Written problem — List every line below containing "chart".

──────── Information supplied

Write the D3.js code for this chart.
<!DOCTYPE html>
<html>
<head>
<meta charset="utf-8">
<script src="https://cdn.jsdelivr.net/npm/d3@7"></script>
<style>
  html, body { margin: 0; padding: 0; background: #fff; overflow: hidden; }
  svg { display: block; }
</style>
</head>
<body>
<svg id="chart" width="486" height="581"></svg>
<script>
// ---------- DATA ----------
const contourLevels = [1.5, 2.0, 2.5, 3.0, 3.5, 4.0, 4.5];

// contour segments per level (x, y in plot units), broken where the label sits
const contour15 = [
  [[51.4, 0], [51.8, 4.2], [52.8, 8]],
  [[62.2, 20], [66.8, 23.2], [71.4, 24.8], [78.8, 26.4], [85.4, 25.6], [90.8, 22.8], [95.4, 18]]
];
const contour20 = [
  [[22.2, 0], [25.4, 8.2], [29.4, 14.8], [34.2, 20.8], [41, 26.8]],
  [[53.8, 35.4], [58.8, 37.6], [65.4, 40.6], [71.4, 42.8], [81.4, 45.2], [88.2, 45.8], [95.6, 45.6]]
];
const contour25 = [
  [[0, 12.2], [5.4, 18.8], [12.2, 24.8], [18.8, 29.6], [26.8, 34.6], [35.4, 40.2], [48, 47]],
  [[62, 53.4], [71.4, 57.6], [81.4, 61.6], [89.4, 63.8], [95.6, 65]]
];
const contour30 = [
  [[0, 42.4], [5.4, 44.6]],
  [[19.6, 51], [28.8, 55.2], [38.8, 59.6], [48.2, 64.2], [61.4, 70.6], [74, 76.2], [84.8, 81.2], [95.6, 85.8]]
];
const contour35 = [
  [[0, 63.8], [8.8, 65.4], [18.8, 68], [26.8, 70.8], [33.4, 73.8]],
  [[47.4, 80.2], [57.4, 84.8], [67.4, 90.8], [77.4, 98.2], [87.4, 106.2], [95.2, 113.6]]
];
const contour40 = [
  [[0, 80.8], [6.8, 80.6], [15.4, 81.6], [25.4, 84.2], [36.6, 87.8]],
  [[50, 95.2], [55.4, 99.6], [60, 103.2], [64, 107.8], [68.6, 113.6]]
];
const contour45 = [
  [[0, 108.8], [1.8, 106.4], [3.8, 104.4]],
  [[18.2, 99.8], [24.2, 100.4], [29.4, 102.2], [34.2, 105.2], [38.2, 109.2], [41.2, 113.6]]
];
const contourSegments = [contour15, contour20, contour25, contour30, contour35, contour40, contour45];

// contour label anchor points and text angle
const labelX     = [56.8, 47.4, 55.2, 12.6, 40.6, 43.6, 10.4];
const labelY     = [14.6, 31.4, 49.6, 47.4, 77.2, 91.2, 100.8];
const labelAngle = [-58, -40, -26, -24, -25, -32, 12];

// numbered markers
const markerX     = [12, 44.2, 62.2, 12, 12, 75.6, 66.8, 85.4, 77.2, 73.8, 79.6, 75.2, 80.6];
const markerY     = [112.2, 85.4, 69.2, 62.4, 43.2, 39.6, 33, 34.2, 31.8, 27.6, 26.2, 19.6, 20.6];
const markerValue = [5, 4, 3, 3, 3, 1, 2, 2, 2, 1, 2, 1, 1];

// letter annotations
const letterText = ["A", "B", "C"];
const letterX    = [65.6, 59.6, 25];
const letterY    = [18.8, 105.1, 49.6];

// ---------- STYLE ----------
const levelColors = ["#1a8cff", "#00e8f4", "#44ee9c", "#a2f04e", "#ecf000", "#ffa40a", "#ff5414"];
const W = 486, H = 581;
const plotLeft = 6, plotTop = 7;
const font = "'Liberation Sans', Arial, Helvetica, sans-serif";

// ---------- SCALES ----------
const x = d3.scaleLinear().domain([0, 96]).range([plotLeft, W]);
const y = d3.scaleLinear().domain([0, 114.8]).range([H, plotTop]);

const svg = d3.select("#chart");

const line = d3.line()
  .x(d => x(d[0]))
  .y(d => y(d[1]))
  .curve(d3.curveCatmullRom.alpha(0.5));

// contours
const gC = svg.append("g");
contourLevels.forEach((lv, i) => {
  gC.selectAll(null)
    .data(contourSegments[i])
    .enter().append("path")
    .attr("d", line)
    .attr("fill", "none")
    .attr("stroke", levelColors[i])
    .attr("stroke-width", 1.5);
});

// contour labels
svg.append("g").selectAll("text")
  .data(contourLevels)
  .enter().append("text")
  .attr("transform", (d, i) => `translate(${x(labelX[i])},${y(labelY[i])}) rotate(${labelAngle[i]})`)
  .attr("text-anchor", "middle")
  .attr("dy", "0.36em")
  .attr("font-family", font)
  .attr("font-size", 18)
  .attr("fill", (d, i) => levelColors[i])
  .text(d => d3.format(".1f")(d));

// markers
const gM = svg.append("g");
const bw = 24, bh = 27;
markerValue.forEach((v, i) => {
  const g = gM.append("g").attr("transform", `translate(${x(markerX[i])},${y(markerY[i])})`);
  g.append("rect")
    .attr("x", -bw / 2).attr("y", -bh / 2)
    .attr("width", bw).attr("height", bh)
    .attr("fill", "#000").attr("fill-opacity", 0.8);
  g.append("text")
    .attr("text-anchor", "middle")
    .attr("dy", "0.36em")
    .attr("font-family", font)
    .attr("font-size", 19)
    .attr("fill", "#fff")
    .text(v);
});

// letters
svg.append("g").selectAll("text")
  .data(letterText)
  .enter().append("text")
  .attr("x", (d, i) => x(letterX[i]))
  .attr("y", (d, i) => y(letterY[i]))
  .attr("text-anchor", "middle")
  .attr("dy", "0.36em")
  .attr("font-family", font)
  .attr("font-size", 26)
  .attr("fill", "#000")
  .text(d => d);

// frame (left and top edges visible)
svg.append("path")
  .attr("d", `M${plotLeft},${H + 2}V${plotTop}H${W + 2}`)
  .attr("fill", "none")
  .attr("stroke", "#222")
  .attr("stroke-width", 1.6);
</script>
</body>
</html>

────────────────

Response to this exercise —
Write the D3.js code for this chart.
<svg id="chart" width="486" height="581"></svg>
const svg = d3.select("#chart");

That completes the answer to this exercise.